Institute News

Behind the Music: Challenging “Music as Resistance”

This series will introduce the scholars and musicians who will participate in USC Shoah Foundation Center for Advanced Genocide Research’s international workshop Singing in the Lion’s Mouth: Music as Resistance to Genocide, Oct. 10-11, 2015. The event will include two days of programming that highlight the use of music as a tool to resist oppression and spread awareness, including film screenings, and academic symposium and a concert

At the academic symposium, scholars will discuss how music was used as resistance in a number of conflicts around the world. Tina Frühauf will instead focus on the very definition of “resistance” itself.

Currently on the faculties of Columbia and CUNY, Frühauf focuses her research on music in Jewish communities from the 19th to 21st centuries. Following the centennial of the Armenian Genocide this spring, she became particularly interested in how definitions of resistance can be applied to genocides in general.

Her presentation, “Sounds Before Surrender: Theory and Actuality of Jewish Musical Resistance under Nazi Rule,” will question whether music making truly represented resistance. Unlike the general claim that music making in camps and ghettos functioned as an expression of resistance, Frühauf will propose that the concept of resistance can actually be attributed to the post-Holocaust perceptions of Jews as survivors vs. victims.
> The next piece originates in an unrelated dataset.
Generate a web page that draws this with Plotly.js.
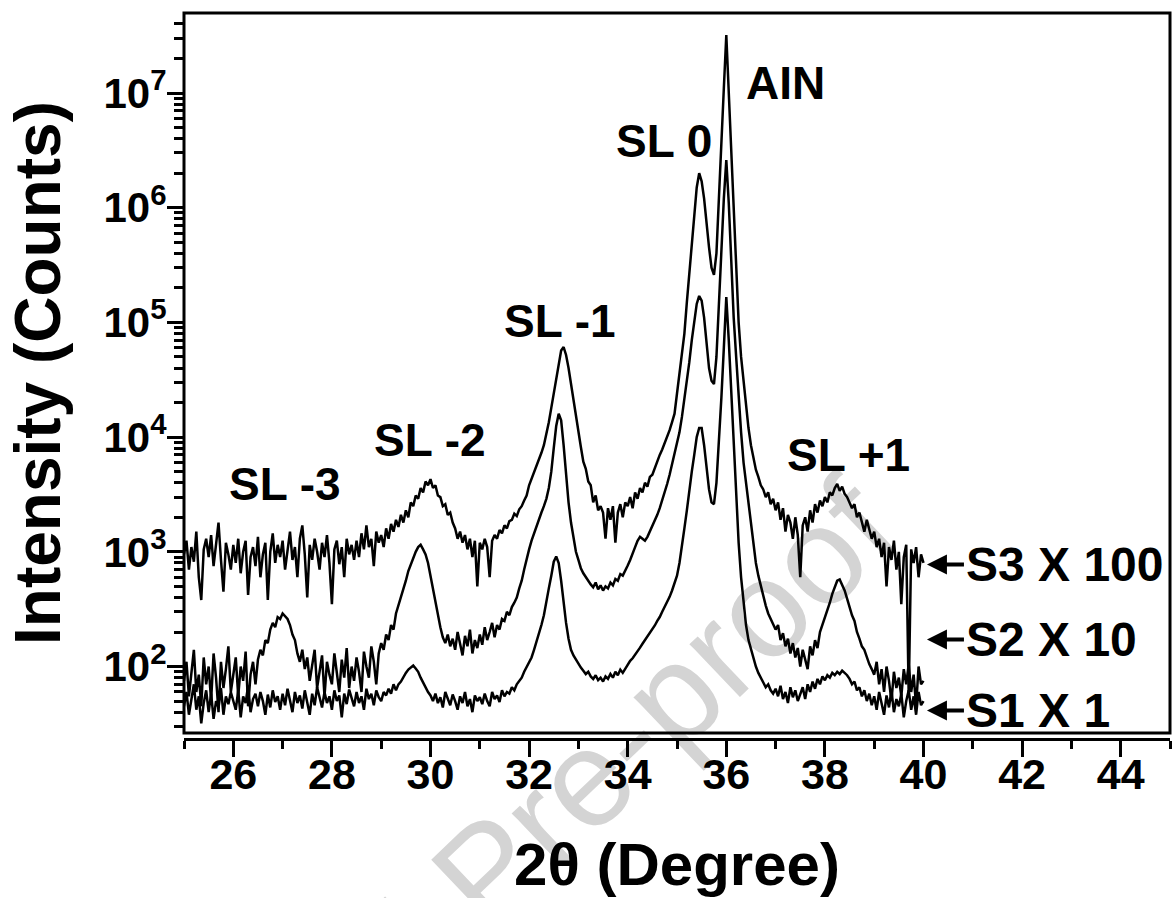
<!DOCTYPE html>
<html><head><meta charset="utf-8">
<script src="https://cdn.plot.ly/plotly-3.0.1.min.js"></script>
<style>html,body{margin:0;padding:0;background:#fff;}#chart{width:1173px;height:898px;}</style>
</head><body><div id="chart"></div>
<script>
// 2-theta scan: 25.00 .. 40.00 degrees, step 0.05
const scanStart = 25.0;
const scanStep = 0.05;

// S1 (x1)
const s1Counts = [
 45,60,38,52,70,42,55,32,48,62,
 40,58,35,50,44,65,38,55,47,60,
 50,42,62,36,55,48,68,40,52,58,
 45,60,50,38,57,44,62,49,55,42,
 58,46,64,52,40,60,48,56,43,62,
 50,38,58,46,66,52,44,60,48,55,
 42,62,50,56,36,58,47,63,52,45,
 60,48,55,42,64,52,58,46,62,54,
 50,60,56,64,58,70,62,70,74,82,
 88,94,98,102,96,90,80,72,66,60,
 56,50,58,48,54,44,60,52,46,57,
 50,42,55,48,60,45,52,40,56,50,
 54,47,58,50,45,60,52,56,49,62,
 55,60,58,66,62,70,75,80,90,100,
 108,120,140,165,190,230,280,385,480,620,
 820,910,800,560,360,240,175,140,125,115,
 105,98,92,86,90,82,78,84,76,80,
 74,82,78,86,80,90,84,94,88,96,
 105,112,118,126,135,146,158,170,182,196,
 210,228,250,270,300,330,365,405,460,540,
 620,800,1100,1600,2300,3500,5000,7000,10000,12000,
 12000,8500,5200,3500,2700,2600,4000,9000,22000,60000,
 166000,70000,25000,8000,3000,1200,600,350,230,170,
 140,115,100,88,80,72,66,70,62,58,
 64,55,68,52,60,48,66,54,62,50,
 58,66,52,70,60,74,64,78,70,82,
 76,84,80,88,84,90,86,92,88,84,
 78,70,74,62,66,55,62,50,58,46,
 55,42,60,48,38,56,44,62,40,52,
 45,58,36,50,62,42,55,38,60,46,
 50
];

// S2 (x10)
const s2Counts = [
 75,110,55,95,140,60,85,45,120,70,
 100,50,130,80,40,110,65,95,150,60,
 90,120,55,100,75,135,45,85,110,70,
 115,140,125,170,160,210,240,220,270,260,
 290,275,260,230,190,170,130,110,140,95,
 120,75,105,140,65,95,125,55,110,85,
 70,130,90,60,115,80,145,65,100,75,
 120,90,60,135,100,80,150,110,70,130,
 160,140,190,170,230,210,290,340,400,480,
 560,680,780,900,1000,1100,1150,1050,950,800,
 620,470,360,270,220,180,160,190,150,175,
 140,200,160,125,185,150,210,130,170,145,
 190,155,220,170,200,240,180,230,210,260,
 250,300,280,330,360,400,480,560,700,880,
 1050,1250,1450,1700,1950,2200,2500,2900,3600,5000,
 8000,12500,16000,14000,8500,4600,2700,1800,1300,1000,
 850,720,650,600,560,520,490,540,470,510,
 460,500,480,540,510,580,560,640,620,700,
 760,850,950,1100,1250,1350,1300,1250,1350,1500,
 1650,1850,2100,2400,2800,3300,3900,4700,5800,7000,
 8500,11000,15000,21000,30000,45000,70000,105000,145000,170000,
 155000,110000,65000,40000,31000,29000,50000,150000,450000,1200000,
 2600000,1100000,350000,110000,50000,22000,11000,6000,4000,2600,
 1700,1150,800,620,500,400,340,290,260,240,
 210,230,170,195,150,175,130,160,120,145,
 100,140,115,95,150,125,170,145,200,230,
 270,315,360,430,490,560,575,520,460,390,
 330,280,250,200,175,150,140,120,105,95,
 85,110,70,95,60,100,75,50,90,65,
 80,55,95,70,105,60,85,45,100,70,
 75
];

// S3 (x100)
const s3Counts = [
 950,1250,700,1100,820,1500,600,380,1050,1300,
 900,1400,750,1100,1800,850,450,1200,950,700,
 1150,800,1300,650,1000,1250,420,900,1100,750,
 1350,600,950,1200,380,1000,1450,800,1150,900,
 1250,700,1050,1500,850,1100,600,1300,1700,950,
 400,1150,850,1300,1000,700,1200,900,1400,800,
 350,1050,1250,780,1100,600,1300,950,1150,850,
 1250,900,1450,1050,1700,1100,1300,750,1500,1200,
 1400,1100,1600,1300,1750,1500,1900,1650,2100,1800,
 2300,2000,2700,2500,3100,2900,3600,3300,4100,3800,
 4300,3600,3800,3100,3000,2500,2600,2100,2200,1800,
 1600,1300,1500,1200,1400,1050,1300,900,1250,500,
 1200,1050,1300,1100,600,1250,1400,1300,1550,1450,
 1700,1600,1850,1900,2150,2050,2350,2500,2800,3100,
 3800,4300,4900,5600,6300,7300,8500,10500,13500,18000,
 24000,33000,45000,57000,61000,52000,40000,29000,21000,15500,
 10500,8200,6100,5300,4100,3800,2700,3100,2300,2500,
 2200,1300,2400,1900,2500,1200,2200,2600,2000,2700,
 2500,3000,2400,3300,2900,3600,3300,4000,3700,4500,
 4700,5400,6000,7000,7800,8800,10000,11500,13500,16000,
 24000,35000,50000,80000,150000,270000,450000,900000,1500000,2000000,
 1700000,1200000,700000,450000,300000,260000,400000,1100000,3500000,11000000,
 32000000,10000000,3500000,1000000,300000,100000,50000,30000,18000,12000,
 8500,6500,5200,4500,3800,3500,3000,3300,2600,2900,
 2300,2700,1900,2400,1500,2100,1800,1300,2000,1400,
 600,1700,2000,1500,2300,1800,2600,2200,2800,2500,
 3000,2700,3300,3100,3600,3900,3400,3700,3200,3000,
 2700,2400,2600,2000,2200,1800,1500,1900,1600,1300,
 1500,1100,1300,900,1200,500,1100,850,1250,700,
 1000,350,900,1150,55,1050,800,1100,600,950,
 800
];

const seriesNames = ['S1 X 1', 'S2 X 10', 'S3 X 100'];
const peakNames = ['SL -3', 'SL -2', 'SL -1', 'SL 0', 'AIN', 'SL +1'];
const yTickValues = [1e2, 1e3, 1e4, 1e5, 1e6, 1e7];
const yTickLabels = ['10<sup>2</sup>', '10<sup>3</sup>', '10<sup>4</sup>', '10<sup>5</sup>', '10<sup>6</sup>', '10<sup>7</sup>'];
const xTitle = '2θ (Degree)';
const yTitle = 'Intensity (Counts)';

const twoTheta = s1Counts.map((_, i) => +(scanStart + i * scanStep).toFixed(2));

const yMinorTicks = [];
for (let e = 1; e <= 7; e++) for (let k = 2; k <= 9; k++) yMinorTicks.push(k * Math.pow(10, e));

const FONT = 'Liberation Sans, Arial, Helvetica, sans-serif';
const lineStyle = {color: '#000', width: 2.5};
const traces = [s1Counts, s2Counts, s3Counts].map((ys, i) => ({
  type: 'scatter', mode: 'lines', x: twoTheta, y: ys, name: seriesNames[i],
  line: lineStyle, showlegend: false, hoverinfo: 'x+y'
}));

const L = Math.log10;
const peakPos = [[27.05, 3936], [29.99, 9530], [32.63, 102000], [34.74, 3780000], [37.21, 12300000], [38.47, 6918]];
const annotations = peakNames.map((t, i) => ({
  text: t, x: peakPos[i][0], y: L(peakPos[i][1]), xref: 'x', yref: 'y', showarrow: false,
  xanchor: 'center', yanchor: 'middle', font: {family: FONT, size: 46, color: '#000', weight: 'bold'}
}));
const sTips = [41.3, 172, 774];
seriesNames.forEach((t, i) => annotations.push({
  text: t, x: 40.07, y: L(sTips[i]), xref: 'x', yref: 'y', showarrow: true,
  arrowhead: 2, arrowsize: 1, arrowwidth: 4, arrowcolor: '#000', ax: 37, ay: 0,
  xanchor: 'left', yanchor: 'middle', standoff: 0,
  font: {family: FONT, size: 48, color: '#000', weight: 'bold'}
}));

const yBottom = 6 / 726;
const layout = {
  width: 1173, height: 898,
  margin: {l: 184, r: 3, t: 13, b: 159, pad: 0},
  paper_bgcolor: '#fff', plot_bgcolor: 'rgba(0,0,0,0)',
  font: {family: FONT, color: '#000', size: 42, weight: 'bold'},
  showlegend: false,
  xaxis: {
    range: [25, 45], anchor: 'free', position: 0, automargin: false,
    showgrid: false, zeroline: false, showline: true, linecolor: '#000', linewidth: 3,
    ticks: 'outside', ticklen: 16, tickwidth: 3, tickcolor: '#000',
    tick0: 0, dtick: 2, ticklabelstandoff: -20,
    minor: {ticks: 'outside', dtick: 1, tick0: 0, ticklen: 8, tickwidth: 3, tickcolor: '#000', showgrid: false},
    tickfont: {family: FONT, size: 43, color: '#000', weight: 'bold'},
    title: {text: xTitle, standoff: 50, font: {family: FONT, size: 60, color: '#000', weight: 'bold'}}
  },
  yaxis: {
    type: 'log', range: [1.4205, 7.6975], domain: [yBottom, 1], automargin: false,
    showgrid: false, zeroline: false, showline: false,
    ticks: 'outside', ticklen: 16, tickwidth: 3, tickcolor: '#000',
    tickmode: 'array', tickvals: yTickValues, ticktext: yTickLabels, ticklabelstandoff: -8,
    minor: {ticks: 'outside', tickmode: 'array', tickvals: yMinorTicks, ticklen: 9, tickwidth: 3, tickcolor: '#000', showgrid: false},
    tickfont: {family: FONT, size: 42, color: '#000', weight: 'bold'},
    title: {text: yTitle, standoff: 22, font: {family: FONT, size: 64, color: '#000', weight: 'bold'}}
  },
  shapes: [
    {type: 'rect', xref: 'paper', yref: 'paper', x0: 0, x1: 1, y0: yBottom, y1: 1,
     line: {color: '#000', width: 3}, fillcolor: 'rgba(0,0,0,0)', layer: 'above'},
    {type: 'line', xref: 'paper', yref: 'paper', x0: 0.2237, y0: -0.2658, x1: 0.3706, y1: -0.0758,
     line: {color: 'rgba(0,0,0,0)', width: 1}, layer: 'below',
     label: {text: 'Journal Pre-proof', textposition: 'middle', textangle: 'auto', xanchor: 'center', yanchor: 'middle',
             font: {family: FONT, size: 138, color: '#d4d4d4', weight: 'normal'}}}
  ],
  annotations: annotations
};

Plotly.newPlot('chart', traces, layout, {displayModeBar: false, staticPlot: true});
</script>
</body></html>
Drawing on the Jews in Berlin who were not yet deported or who lived in hiding as a case study, Frühauf will redefine the concept of resistance, discuss how and in what context it occurs, with which means, and to what effect. She will propose a theory of musical resistance that suggests that music is resistance only under specific circumstances, when it represents the collected identity of the persecuted group, but does not have to be a collective act.

Frühauf’s research will provide a valuable counterpoint to the other presentations, hopefully inspiring the other scholars to think critically about what the idea of “music as resistance” actually means and when to use it.

“The danger in any research is that we adopt a paradigm without questioning it; my lecture specifically deals with the question of what resistance actually means,” Frühauf. “Hopefully, my peers and the audience will more mindfully think about the meaning of resistance, and not merely use it because it is a powerful term.”

She is looking forward to the discussions that will ensue at the symposium and hopes the other scholars really engage in each other’s work. Music can be a key component in studying genocide, she said.

“Following Lubavitcher thought, music is the language of the heart,” Frühauf said. “It can provide us with entirely different insights than other perspectives in the field of genocide studies offer.”